After calming down, Scott and Calley walked to the airport to clear the boat and passengers in through customs and immigration.  We then slipped the mooring and anchored in some clear water nearer the entrance to the harbour across from a little island on the reef called Happy Island.  There is only a dingy dock and a bar on the island.  Hence the name I guess.

Clifton is a really nice town.  We were ashore the next day after school and had a look around.  It is quite busy as it services a small upmarket island/resort called Palm Island which lies just offshore, the Tobago Cays and probably Petit St Vincent.  They had some colourful stalls with even more colourful fresh fruit and vegetables for sale.  We also found a kind of goumet deli run by an interesting French lady.

Clifton Main Street


Stalls in Clifton
The weather changed for the worst over the next two days.  On the first day and night we had thunderstorms with very heavy rain falling in squalls with winds to 40kts.  Luckily we were in a pretty secure anchorage and although open to the wind the reef broke the seas.  Even so there was a bit of movement on the boat.  

We get bad weather here also
In the middle of the second night we heard a “pan pan” call on the radio from a boat which had dragged its anchor not far from Dulcinea.  A “pan pan” is put out for a serious emergency but one in which the vessel or crew is not in immediate danger.  The boat, a 44ft charter vessel called Brio, had dragged its anchor and had drifted onto the reef in the middle of the harbour and was now rocking back and forth on its keel.  Scott heard the call on the radio, got up and spoke with them initially just relaying messages to a St Vincent coastal station which would hopefully be able to get some assistance.  With no immediate help forthcoming Scott and Sam loaded the dingy with rope, chain and a spare anchor and went across to assist.  The idea was to set a second anchor which would allow them to winch themselves off the reef.  

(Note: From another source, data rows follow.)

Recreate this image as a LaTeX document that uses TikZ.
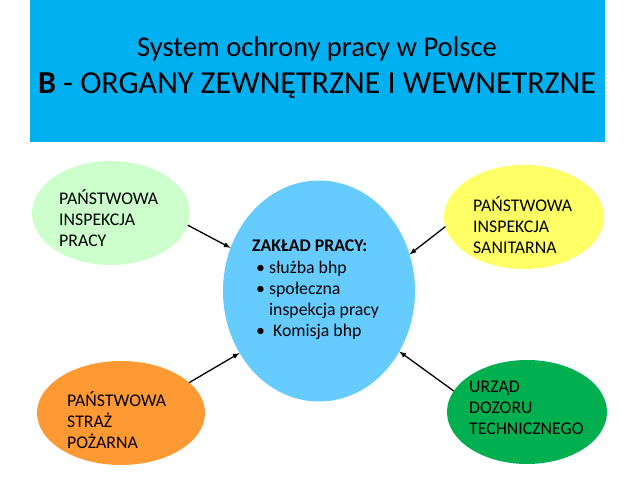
\documentclass[tikz,border=0pt]{standalone}
\usepackage{fontspec}
\setmainfont{Carlito}
\usetikzlibrary{shapes.geometric}
\definecolor{naglowek}{HTML}{00B0F0}
\definecolor{zaklad}{HTML}{66CCFF}
\definecolor{pip}{HTML}{CCFFCC}
\definecolor{pis}{HTML}{FFFF66}
\definecolor{psp}{HTML}{FF9933}
\definecolor{udt}{HTML}{00B050}
\tikzstyle{strz} = [draw,line width=1.3pt,-latex]
\tikzstyle{owal} = [ellipse,inner sep=0pt,outer sep=0pt]
\tikzstyle{tekst} = [anchor=west,align=left,inner sep=0pt,font=\fontsize{17.8}{21.3}\selectfont]

\begin{document}
\begin{tikzpicture}[x=1pt,y=-1pt]
\useasboundingbox (0,0) rectangle (638,479);
\fill [naglowek] (30,0) rectangle (605,142);
\node (tytul1) at (317,49) {\fontsize{28.6}{30}\selectfont System ochrony pracy w Polsce};
\node (tytul2) at (317,86) {\fontsize{32}{34}\selectfont \textbf{B} - ORGANY ZEWNĘTRZNE I WEWNETRZNE};
% owale
\node [owal,fill=zaklad,minimum width=192pt,minimum height=221pt] (zp) at (319,291) {};
\node [owal,fill=pip,minimum width=158pt,minimum height=104pt] (pip) at (111,213) {};
\node [owal,fill=pis,minimum width=160pt,minimum height=104pt] (pis) at (524,217) {};
\node [owal,fill=psp,minimum width=168pt,minimum height=104pt] (psp) at (121,413) {};
\node [owal,fill=udt,minimum width=160pt,minimum height=104pt] (udt) at (527,412) {};
% teksty
\node [tekst] (pipt) at (59,218) {PAŃSTWOWA\\INSPEKCJA\\PRACY};
\node [tekst] (pist) at (473,225) {PAŃSTWOWA\\INSPEKCJA\\SANITARNA};
\node [tekst] (pspt) at (67,420) {PAŃSTWOWA\\STRAŻ\\POŻARNA};
\node [tekst] (udtt) at (469,408) {URZĄD\\DOZORU\\TECHNICZNEGO};
\node [tekst] (zpt) at (252,290) {\textbf{ZAKŁAD PRACY:}\\
\hspace{4pt}\textbullet\ służba bhp\\
\hspace{4pt}\textbullet\ społeczna\\
\hspace{4pt}\hphantom{\textbullet\ }inspekcja pracy\\
\hspace{4pt}\textbullet\ \ Komisja bhp};
% strzalki
\draw [strz] (pip.-9) -- (zp.154);
\draw [strz] (pis.187) -- (zp.22);
\draw [strz] (psp.24) -- (zp.218);
\draw [strz] (udt.164) -- (zp.-37);
\end{tikzpicture}
\end{document}
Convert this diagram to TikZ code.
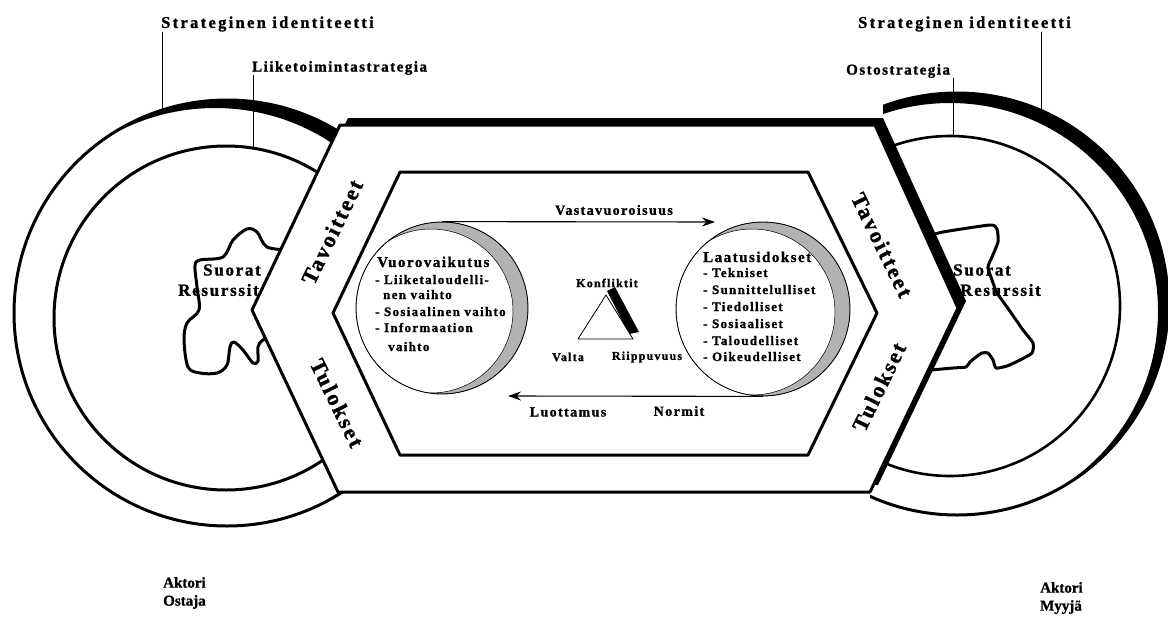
\documentclass[tikz,border=0pt]{standalone}
\usepackage{fontspec}
\setmainfont{Liberation Serif}
\newfontfamily\widebold[LetterSpace=10,BoldFeatures={FakeBold=1.2}]{Liberation Serif}
\newfontfamily\widerbold[LetterSpace=14,BoldFeatures={FakeBold=1.2}]{Liberation Serif}
\newfontfamily\plainbold[BoldFeatures={FakeBold=1}]{Liberation Serif}
\usetikzlibrary{arrows.meta}
\begin{document}
\begin{tikzpicture}[x=1pt,y=-1pt,line join=round,
  ring/.style={line width=3pt},
  leader/.style={line width=0.9pt},
  toplabel/.style={font={\widebold\bfseries\fontsize{15}{18}\selectfont}, inner sep=0pt, anchor=west},
  identity/.style={font={\widerbold\bfseries\fontsize{16.5}{19}\selectfont}, inner sep=0pt, anchor=west},
  resource/.style={font={\widebold\bfseries\fontsize{17}{20}\selectfont}, inner sep=0pt, anchor=west},
  bandlabel/.style={font={\widebold\bfseries\fontsize{22}{26}\selectfont}, inner sep=0pt},
  heading/.style={font={\widebold\bfseries\fontsize{15}{18}\selectfont}, inner sep=0pt, anchor=base west},
  item/.style={font={\widebold\bfseries\fontsize{13}{16}\selectfont}, inner sep=0pt, anchor=base west},
  small/.style={font={\widebold\bfseries\fontsize{12}{14}\selectfont}, inner sep=0pt},
  arrowlabel/.style={font={\widebold\bfseries\fontsize{14}{17}\selectfont}, inner sep=0pt},
  actor/.style={font={\plainbold\bfseries\fontsize{15}{18}\selectfont}, inner sep=0pt, align=left, anchor=north west},
  flow/.style={line width=1.1pt, -{Stealth[length=13pt,width=9pt]}},
  crescent/.style={fill=gray!60, draw=black, line width=0.5pt, even odd rule},
  blob/.style={line width=3pt, line cap=round},
  exchange/.style={draw, circle, line width=0.8pt, inner sep=0pt},
]
\useasboundingbox (0,0) rectangle (1168,627);

% ---------- buyer (left actor) ----------
\begin{scope}
  \clip (227,313) circle[radius=213];
  \fill[black, even odd rule] (227,313) circle[radius=213] (215,320) circle[radius=212];
\end{scope}
\draw[ring] (227,313) circle[radius=213];
\draw[ring] (226,318) circle[radius=172];
\coordinate (pL1) at (162,110);
\coordinate (pL2) at (253,148);

\node[resource] (suoL) at (203,270) {Suorat};
\node[resource] (resL) at (178,290) {Resurssit};
\draw[blob] plot[smooth, tension=0.55] coordinates {
  (290,250) (267,247) (257,232) (247,229) (233,240) (223,257) (200,260) (195,266)
  (197,287) (199,310) (187,323) (184,340) (188,367) (200,373) (217,373) (227,365)
  (230,347) (234,342) (243,350) (253,363) (258,361) (258,347) (263,340) (278,333)};

% ---------- seller (right actor) ----------
\begin{scope}
  \clip (883,-10) -- (1180,-10) -- (1180,640) -- (870,640) -- (870,492) -- (958,308) -- (883,118) -- cycle;
  \begin{scope}
    \clip (957,304) circle[radius=211];
    \fill[black, even odd rule] (957,304) circle[radius=211] (950,311) circle[radius=208];
  \end{scope}
  \draw[ring] (957,304) circle[radius=211];
  \draw[line width=2.6pt] (950,306) circle[radius=170];
  \node[resource] (suoR) at (953,270) {Suorat};
  \node[resource] (resR) at (960,290) {Resurssit};
  \draw[blob] plot[smooth, tension=0.35] coordinates {
    (925,237) (943,232) (990,225) (997,229) (998,242) (992,257) (988,267) (992,280)
    (997,293) (1007,307) (1023,330) (1033,343) (1032,353) (1020,360) (1007,366)
    (996,368) (993,360) (988,353) (982,353) (976,357) (970,362) (966,367) (953,368)
    (920,371)};
\end{scope}
\coordinate (pR1) at (1041,110);
\coordinate (pR2) at (953,136);

% ---------- outer hexagon with its shadow ----------
\coordinate (H1) at (340,125);
\coordinate (H2) at (252,310);
\coordinate (H3) at (338,492);
\coordinate (H4) at (870,492);
\coordinate (H5) at (958,308);
\coordinate (H6) at (875,125);
\fill[black, shift={(8,-7)}] (340,125) -- (252,310) -- (338,492) -- (870,492) -- (958,308) -- (875,125) -- cycle;
\filldraw[fill=white, line width=3pt] (H1) -- (H2) -- (H3) -- (H4) -- (H5) -- (H6) -- cycle;

% ---------- inner hexagon ----------
\coordinate (h1) at (400,172);
\coordinate (h2) at (333,313);
\coordinate (h3) at (400,455);
\coordinate (h4) at (808,455);
\coordinate (h5) at (877,313);
\coordinate (h6) at (808,172);
\draw[line width=3pt] (h1) -- (h2) -- (h3) -- (h4) -- (h5) -- (h6) -- cycle;

% ---------- band labels ----------
\node[bandlabel, rotate=64]  (tavL) at (332,232) {Tavoitteet};
\node[bandlabel, rotate=-64] (tulL) at (337,403) {Tulokset};
\node[bandlabel, rotate=-64] (tavR) at (882,245) {Tavoitteet};
\node[bandlabel, rotate=64]  (tulR) at (879,387) {Tulokset};

% ---------- strategy labels and leaders ----------
\node[identity] (sidL) at (161,24) {Strateginen identiteetti};
\node[toplabel] (lts)  at (252,68) {Liiketoimintastrategia};
\node[identity] (sidR) at (858,24) {Strateginen identiteetti};
\node[toplabel] (oss)  at (846,71) {Ostostrategia};
\draw[leader] (sidL.south west -| pL1) -- (pL1);
\draw[leader] (lts.south west -| pL2) -- (pL2);
\draw[leader] (sidR.south west -| pR1) -- (pR1);
\draw[leader] (oss.south west -| pR2) -- (pR2);

% ---------- interaction circle ----------
\begin{scope}
  \clip (442,308) circle[radius=86];
  \path[crescent] (442,308) circle[radius=86] (431,311) circle[radius=82];
\end{scope}
\node[exchange, minimum size=172pt] (vuoro) at (442,308) {};
\node[heading] (vuoH) at (377,267) {Vuorovaikutus};
\node[item] (vuo1) at (375,284) {- Liiketaloudelli-};
\node[item] (vuo2) at (383,299) {nen vaihto};
\node[item] (vuo3) at (375,316) {- Sosiaalinen vaihto};
\node[item] (vuo4) at (375,332) {- Informaation};
\node[item] (vuo5) at (388,351) {vaihto};

% ---------- quality bonds circle ----------
\begin{scope}
  \clip (763,309) circle[radius=87];
  \path[crescent] (763,309) circle[radius=87] (752,312) circle[radius=83];
\end{scope}
\node[exchange, minimum size=174pt] (laatu) at (763,309) {};
\node[heading] (laaH) at (703,262) {Laatusidokset};
\node[item] (laa1) at (703,277) {- Tekniset};
\node[item] (laa2) at (703,294) {- Sunnittelulliset};
\node[item] (laa3) at (703,311) {- Tiedolliset};
\node[item] (laa4) at (703,328) {- Sosiaaliset};
\node[item] (laa5) at (703,345) {- Taloudelliset};
\node[item] (laa6) at (703,361) {- Oikeudelliset};

% ---------- reciprocity and trust arrows ----------
\coordinate (vend) at (715,222);
\coordinate (lend) at (508,396);
\draw[flow] (vuoro.north) -- (vend);
\draw[flow] (laatu.south) -- (lend);
\node[arrowlabel] (vast) at (614,210) {Vastavuoroisuus};
\node[arrowlabel] (luot) at (568,412) {Luottamus};
\node[arrowlabel] (norm) at (679,411) {Normit};

% ---------- power triangle ----------
\node[small] (konf) at (607,283) {Konfliktit};
\node[small] (valt) at (568,357) {Valta};
\node[small] (riip) at (647,357) {Riippuvuus};
\coordinate (t1) at (606,295);
\coordinate (t2) at (578,339);
\coordinate (t3) at (633,339);
\fill[black] (607,291) -- (615,287) -- (639,332) -- (629,334) -- cycle;
\filldraw[fill=white, line width=0.8pt] (t1) -- (t2) -- (t3) -- cycle;

% ---------- actors ----------
\node[actor] (akL) at (163,577) {Aktori\\Ostaja};
\node[actor] (akR) at (1040,582) {Aktori\\Myyjä};
\end{tikzpicture}
\end{document}
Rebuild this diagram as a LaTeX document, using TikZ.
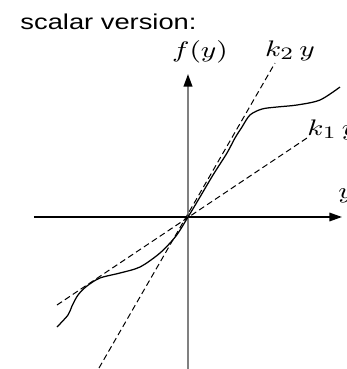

Once at the yacht it was apparent that the second anchor idea was not going to work for one reason or another and instead Scott decided to go into town and try and raise some local help.  In the end he managed to get a local with a boat boat with a big outboard to come and tow them off.  When we saw them in the morning everything was good although Sunsail were negotiating with the locals who were after a US$2000 salvage fee.

We left Clifton yesterday (3rd Dec) and motored around to the leeward side of the island to a bay called Chatham Bay.  This is such a beautiful spot; deep, calm, protected, beautiful beach and hills all around with only a handful of beach bars/restaurants onshore and half a dozen yachts nearby.  The locals are eager to sell us what we need in the way of bread, lobster, fish etc.  It is great to be in a totally protected bay again as we have been rocked about to some degree ever since leaving Grenada.

Chatham Bay
Only issue is one of nudity - not on our part but others.  There are some in the sailing fraternity who espouse a greater obsession with being naked and it is not uncommon in an anchorage to see people getting their gear off.  For some reason or another the French seem particularly fond of this.  Generally, we are of the opinion "each to his own", however yesterday we had a boat anchor just about on top of us and then proceed to get naked and go swimming.  Maybe we are prudes but I think not.  Bottom line is get as much gear off as you like but if this is your intention don’t anchor right on top of someone.   

We will stay here a couple of days doing, yes you guessed it - school, and have a look around onshore.  The calm water will also allow us to take the kids kneeboarding.